Comment espérez-vous aujourd’hui développer vos coopérations transfrontalières ?
Fin septembre 2019, notre semaine inaugurale a été marquée par de grands moments qui ont conforté l’importance et la visibilité du seul théâtre binational d’Europe. Nous avons créé pour l’occasion la production « La symphonie du Rhin ou l’apprivoisement d’un sauvage », où un corbeau relate l’histoire rhénane depuis l’époque romaine jusqu’au Parlement européen. Le final a été très émouvant, car le public a repris en choeur l’Hymne à la joie. A cette occasion, nous avons voulu offrir aux collectivités présentes un grand bouquet transfrontalier en présentant notre théâtre comme un laboratoire culturel, économique et politique. Le Land du Bade Wurtemberg, qui est notre premier partenaire, l’a bien compris. Nous avons également le soutien des maires du Landkreis Ortenau. Dans cet espace, nous assurons chaque année 51 représentations communes dans 35 communes.

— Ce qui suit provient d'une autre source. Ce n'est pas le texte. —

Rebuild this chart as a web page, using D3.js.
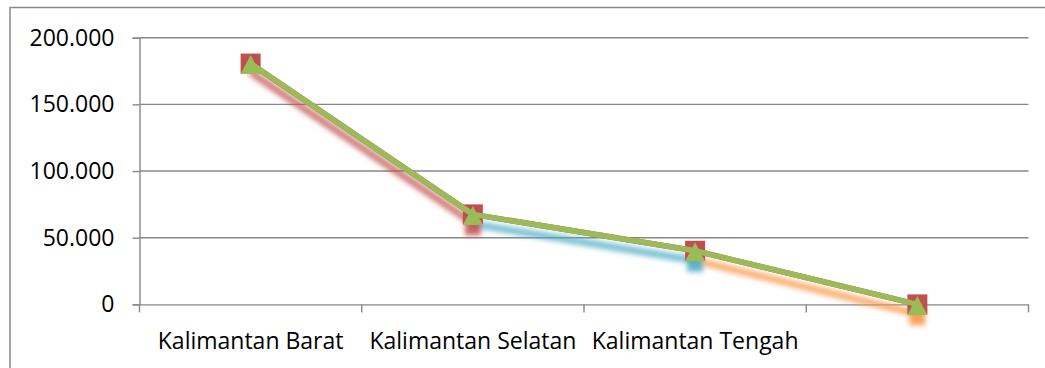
<!DOCTYPE html>
<html>
<head>
<meta charset="utf-8">
<script src="https://cdn.jsdelivr.net/npm/d3@7"></script>
<style>
  html, body { margin: 0; padding: 0; background: #fff; }
  svg { display: block; }
  text { font-family: "Open Sans", "Liberation Sans", sans-serif; fill: #000; }
</style>
</head>
<body>
<svg id="chart" width="1045" height="368"></svg>
<script>
// ---- data ----
const categories = ["Kalimantan Barat", "Kalimantan Selatan", "Kalimantan Tengah", ""];
const seriesRed = [180600, 67500, 40200, 0];
const seriesGreen = [180600, 67500, 40200, 0];
const yTicks = [0, 50000, 100000, 150000, 200000];
const shadowColors = ["#C0504D", "#4BACC6", "#F79646"];

// ---- layout ----
const plot = { left: 139.5, right: 1028.5, top: 37.7, bottom: 304.4 };
const fontSize = 23;

const svg = d3.select("#chart");

const x = d3.scaleBand().domain(categories).range([plot.left, plot.right]);
const y = d3.scaleLinear().domain([0, 200000]).range([plot.bottom, plot.top]);
const cx = (i) => x(categories[i]) + x.bandwidth() / 2;

const locale = d3.formatLocale({ decimal: ",", thousands: ".", grouping: [3], currency: ["Rp", ""] });
const fmt = locale.format(",d");

// defs
const defs = svg.append("defs");
defs.append("filter").attr("id", "blur")
  .attr("x", "-20%").attr("y", "-20%").attr("width", "140%").attr("height", "140%")
  .append("feGaussianBlur").attr("stdDeviation", 2.6);

// outer frame
svg.append("rect")
  .attr("x", 10).attr("y", 7.5).attr("width", 1100).attr("height", 400)
  .attr("fill", "none").attr("stroke", "#888").attr("stroke-width", 1.5);

// gridlines
svg.append("g").selectAll("line").data(yTicks.filter(d => d > 0)).join("line")
  .attr("x1", plot.left).attr("x2", plot.right)
  .attr("y1", d => y(d)).attr("y2", d => y(d))
  .attr("stroke", "#888").attr("stroke-width", 1.4);

// y axis
const yAxis = svg.append("g").attr("transform", `translate(${plot.left},0)`)
  .call(d3.axisLeft(y).tickValues(yTicks).tickSize(7).tickPadding(18).tickFormat(fmt));
yAxis.selectAll("path.domain").attr("stroke", "#888").attr("stroke-width", 1.4);
yAxis.selectAll(".tick line").attr("stroke", "#888").attr("stroke-width", 1.4);
yAxis.selectAll("text").attr("font-size", fontSize).attr("font-family", null).attr("fill", "#000");

// x axis
const xAxis = svg.append("g").attr("transform", `translate(0,${plot.bottom})`)
  .call(d3.axisBottom(x).tickSize(0).tickPadding(0));
xAxis.select("path.domain").attr("stroke", "#888").attr("stroke-width", 1.4);
xAxis.selectAll(".tick text").attr("font-size", fontSize).attr("font-family", null)
  .attr("fill", "#000").attr("y", 28).attr("dy", "0.71em");
// category boundary ticks
const edges = categories.map(c => x(c)).concat([x.range()[1]]);
xAxis.append("g").selectAll("line").data(edges).join("line")
  .attr("x1", d => d).attr("x2", d => d).attr("y1", 0).attr("y2", 8)
  .attr("stroke", "#888").attr("stroke-width", 1.4);

// shadows of the lines (blurred, offset)
const shadowG = svg.append("g").attr("filter", "url(#blur)");
const segs = d3.range(seriesRed.length - 1).map(i => ({
  x1: cx(i), y1: y(seriesRed[i]), x2: cx(i + 1), y2: y(seriesRed[i + 1]), c: shadowColors[i]
}));
shadowG.selectAll("line").data(segs).join("line")
  .attr("x1", d => d.x1 + 2).attr("y1", d => d.y1 + 10)
  .attr("x2", d => d.x2 + 2).attr("y2", d => d.y2 + 10)
  .attr("stroke", d => d.c).attr("stroke-width", 7.5).attr("stroke-opacity", 0.72)
  .attr("stroke-linecap", "round");
shadowG.selectAll("rect").data(segs).join("rect")
  .attr("x", d => d.x2 - 8).attr("y", d => d.y2 + 4)
  .attr("width", 16).attr("height", 17)
  .attr("fill", d => d.c).attr("fill-opacity", 0.85);

// red series
const line = d3.line().x((d, i) => cx(i)).y(d => y(d));
svg.append("path").datum(seriesRed).attr("d", line)
  .attr("fill", "none").attr("stroke", "#C0504D").attr("stroke-width", 5.5).attr("stroke-linejoin", "round");
svg.append("g").selectAll("rect").data(seriesRed).join("rect")
  .attr("x", (d, i) => cx(i) - 10).attr("y", d => y(d) - 10)
  .attr("width", 20).attr("height", 20).attr("fill", "#C0504D");

// green series
svg.append("path").datum(seriesGreen).attr("d", line)
  .attr("fill", "none").attr("stroke", "#9BBB59").attr("stroke-width", 5.5).attr("stroke-linejoin", "round");
svg.append("g").selectAll("path").data(seriesGreen).join("path")
  .attr("d", (d, i) => {
    const px = cx(i), py = y(d);
    return `M${px},${py - 8.5}L${px + 10},${py + 10.5}L${px - 10},${py + 10.5}Z`;
  })
  .attr("fill", "#9BBB59");
</script>
</body>
</html>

Les politiques nous voient comme le théâtre du district, mais aussi comme des pionniers de la médiation franco-allemande. L’Eurodistrict Strasbourg-Ortenau soutient notre projet depuis 2016 en nous demandant d’assurer 15 représentations en France et 15 en Allemagne, pour un budget de 60.000 euros. Côté français, le Grand Est subventionne la création et la diffusion de certaines de nos productions et s’engage via l’Olca. Ce soutien reste limité et le Bade-Wurtemberg ne peut pas tout financer. J’espère que la région Grand Est découvrira notre salle et la verra comme un nouvel outil culturel binational.